On Thu, Mar 11, 2021 at 8:18 PM Patrick Donnelly
<pdonnell(a)redhat.com> wrote:
On Thu, Mar 11, 2021 at 8:15 AM Jeff Layton <jlayton(a)redhat.com> wrote:
tl;dr version: in cephfs, the MDS handles truncating object data when
inodes are truncated. This is problematic with fscrypt.
Longer version:
I've been working on a patchset to add fscrypt support to kcephfs, and
have hit a problem with the way that truncation is handled. The main
issue is that fscrypt uses block-based ciphers, so we must ensure that
we read and write complete crypto blocks on the OSDs.
I'm currently using 4k crypto blocks, but we may want to allow this to
be tunable eventually (though it will need to be smaller than and align
with the OSD object size). For simplicity's sake, I'm planning to
disallow custom layouts on encrypted inodes. We could consider adding
that later (but it doesn't sound likely to be worthwhile).

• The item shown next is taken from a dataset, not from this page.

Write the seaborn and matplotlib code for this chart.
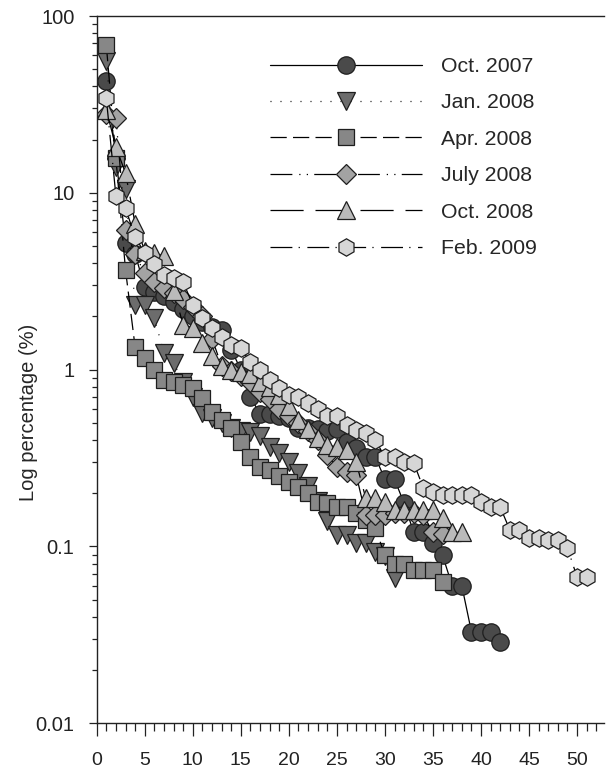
import matplotlib
matplotlib.use("Agg")
import matplotlib.pyplot as plt
import seaborn as sns
import numpy as np
from matplotlib.ticker import LogLocator, FixedLocator, NullFormatter, MultipleLocator

# ---------------- data ----------------
labels = ["Oct. 2007", "Jan. 2008", "Apr. 2008", "July 2008", "Oct. 2008", "Feb. 2009"]

oct2007 = [43, 16, 5.2, 4.5, 2.93, 2.75, 2.6, 2.4, 2.2, 2.0,
           1.85, 1.75, 1.67, 1.3, 1.0, 0.70, 0.56, 0.56, 0.55, 0.53,
           0.47, 0.47, 0.46, 0.45, 0.46, 0.39, 0.36, 0.32, 0.32, 0.24,
           0.24, 0.175, 0.12, 0.12, 0.104, 0.089, 0.06, 0.06, 0.033, 0.033,
           0.033, 0.029]
jan2008 = [56, 14, 10.5, 2.32, 2.32, 1.96, 1.24, 1.09, 0.85, 0.70,
           0.57, 0.53, 0.50, 0.47, 0.45, 0.444, 0.42, 0.365, 0.337, 0.30,
           0.26, 0.22, 0.18, 0.14, 0.116, 0.116, 0.104, 0.104, 0.093, 0.088,
           0.066]
apr2008 = [68.5, 15.7, 3.66, 1.34, 1.17, 1.0, 0.873, 0.85, 0.82, 0.79,
           0.69, 0.576, 0.52, 0.47, 0.39, 0.32, 0.281, 0.27, 0.25, 0.231,
           0.217, 0.20, 0.178, 0.176, 0.167, 0.167, 0.155, 0.141, 0.127, 0.089,
           0.08, 0.08, 0.0735, 0.0735, 0.0735, 0.063]
jul2008 = [28, 26.5, 6.2, 4.5, 3.5, 3.15, 2.9, 2.7, 2.5, 2.25,
           2.0, 1.5, 1.05, 0.98, 0.92, 0.85, 0.75, 0.68, 0.60, 0.55,
           0.50, 0.45, 0.40, 0.33, 0.28, 0.265, 0.255, 0.151, 0.151, 0.15,
           0.155, 0.155, 0.155, 0.15, 0.12, 0.118]
oct2008 = [29.4, 18.2, 12.9, 6.7, 4.7, 4.57, 4.4, 2.8, 1.79, 1.73,
           1.42, 1.2, 1.05, 1.0, 0.97, 0.95, 0.85, 0.8, 0.72, 0.62,
           0.52, 0.46, 0.41, 0.375, 0.365, 0.35, 0.30, 0.188, 0.188, 0.179,
           0.161, 0.161, 0.161, 0.161, 0.161, 0.144, 0.12, 0.12]
feb2009 = [34.3, 9.6, 8.2, 5.6, 4.57, 3.95, 3.43, 3.3, 3.13, 2.32,
           1.96, 1.72, 1.53, 1.38, 1.32, 1.10, 0.995, 0.873, 0.787, 0.718,
           0.70, 0.647, 0.60, 0.55, 0.55, 0.486, 0.455, 0.44, 0.40, 0.32,
           0.32, 0.30, 0.297, 0.214, 0.203, 0.195, 0.195, 0.195, 0.195, 0.179,
           0.167, 0.167, 0.124, 0.124, 0.112, 0.112, 0.109, 0.109, 0.098, 0.067,
           0.067]

series = [oct2007, jan2008, apr2008, jul2008, oct2008, feb2009]
x_ticks = [0, 5, 10, 15, 20, 25, 30, 35, 40, 45, 50]
y_ticks = [0.01, 0.1, 1, 10, 100]
y_ticklabels = ["0.01", "0.1", "1", "10", "100"]

# ---------------- style ----------------
markers = ["o", "v", "s", "D", "^", "h"]
msizes = [12.5, 12.5, 11.0, 10.0, 12.5, 12.5]
faces = ["#4a4a4a", "#6c6c6c", "#878787", "#a3a3a3", "#bababa", "#d6d6d6"]
lstyles = ["-", (0, (0.8, 7.2)), (0, (13, 5)), (0, (17.5, 5.5, 1, 5, 1, 5)),
           (0, (26.5, 9.5)), (0, (17.5, 5, 1, 6))]

sns.set_style("ticks")
plt.rcParams["font.family"] = ["Liberation Sans", "DejaVu Sans"]

fig = plt.figure(figsize=(6.06, 7.71), dpi=100)
ax = fig.add_axes([96.7 / 606, 1 - 723.3 / 771, (604 - 96.7) / 606, (723.3 - 16) / 771])

for lab, vals, mk, ms, fc, ls in zip(labels, series, markers, msizes, faces, lstyles):
    xs = np.arange(1, len(vals) + 1)
    sns.lineplot(x=xs, y=vals, ax=ax, color="black", linewidth=0.9, linestyle=ls,
                 marker=mk, markersize=ms, markerfacecolor=fc,
                 markeredgecolor="#1e1e1e", markeredgewidth=0.9, label=lab,
                 legend=False)

ax.set_yscale("log")
ax.set_ylim(0.01, 100)
ax.set_xlim(0, 52.8)
ax.yaxis.set_major_locator(FixedLocator(y_ticks))
ax.set_yticklabels(y_ticklabels)
ax.yaxis.set_minor_locator(LogLocator(base=10, subs=np.arange(2, 10)))
ax.yaxis.set_minor_formatter(NullFormatter())
ax.xaxis.set_major_locator(FixedLocator(x_ticks))
ax.xaxis.set_minor_locator(MultipleLocator(1))

ax.spines["right"].set_visible(False)
for s in ["left", "bottom", "top"]:
    ax.spines[s].set_linewidth(1.0)
    ax.spines[s].set_color("#222222")

ax.tick_params(axis="both", which="both", direction="out", colors="#222222", width=0.9,
               top=False, right=False)
ax.tick_params(axis="x", which="major", length=9.4, labelsize=14, pad=11.5)
ax.tick_params(axis="x", which="minor", length=5.8)
ax.tick_params(axis="y", which="major", length=6, labelsize=14.5, pad=10)
ax.tick_params(axis="y", which="minor", length=3.6)

ax.set_ylabel("Log percentage (%)", fontsize=14.5)
ax.yaxis.set_label_coords(-0.116, 0.44)

handles, labs = ax.get_legend_handles_labels()
leg = ax.legend(handles, labs, loc="upper left", bbox_to_anchor=(0.3416, 0.942),
                frameon=False, fontsize=15.3, handlelength=7.15, handletextpad=0.9,
                labelspacing=0.82, borderaxespad=0.0, borderpad=0.0)

fig.savefig("out.png", dpi=100)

Normally, when a file is truncated (usually via a SETATTR MDS call), the
MDS handles truncating or deleting objects on the OSDs. This is done
somewhat lazily in that the MDS replies to the client before this
process is complete (AFAICT).
So I've done some more research on this and it's not that simplistic.
Broadly, a truncate causes the following to happen:
- Revoke all write caps (but not Fcb) from clients.
- Journal the truncate operation.
- Respond with unsafe reply.
- After setattr is journalled, regrant Fs with new file size,
truncate_seq, truncate_size
- issue trunc cap update with new file size, truncate_seq,
truncate_size (looks redundant with prior step)
- actually start truncating objects above file size; concurrently
grant all wanted Fwb... caps wanted by client
- reply safe
From what I can tell, the clients use the truncate_seq/truncate_size
to avoid writing to data what the MDS plans to truncate. I haven't
really dug into how that works. Maybe someone more familiar with that
code can chime in.
So the MDS seems to truncate/delete objects lazily in the background
but it does so safely and consistently.
Right; ti's lazy in that it's not done immediately in a blocking
manner, but it's absolutely safe. Truncate seq and size are also
fields you can send to the OSD on read or write operations, and the
client includes them on every op. It just has to do a (reasonably)
simple conversion from the total truncate size the MDS gives it to
what that means for the object being accessed (based on the striping
pattern and object number).
I'll try and think a bit more on how to handle the special extra size
for encryption.
...although in my current sleep-addled state, I'm actually not sure we
need to add any permanent storage to the MDS to handle this case! We
can probably just extend the front-end truncate op so that it can take
a separate "real-truncate-size" and the logical file size, can't we?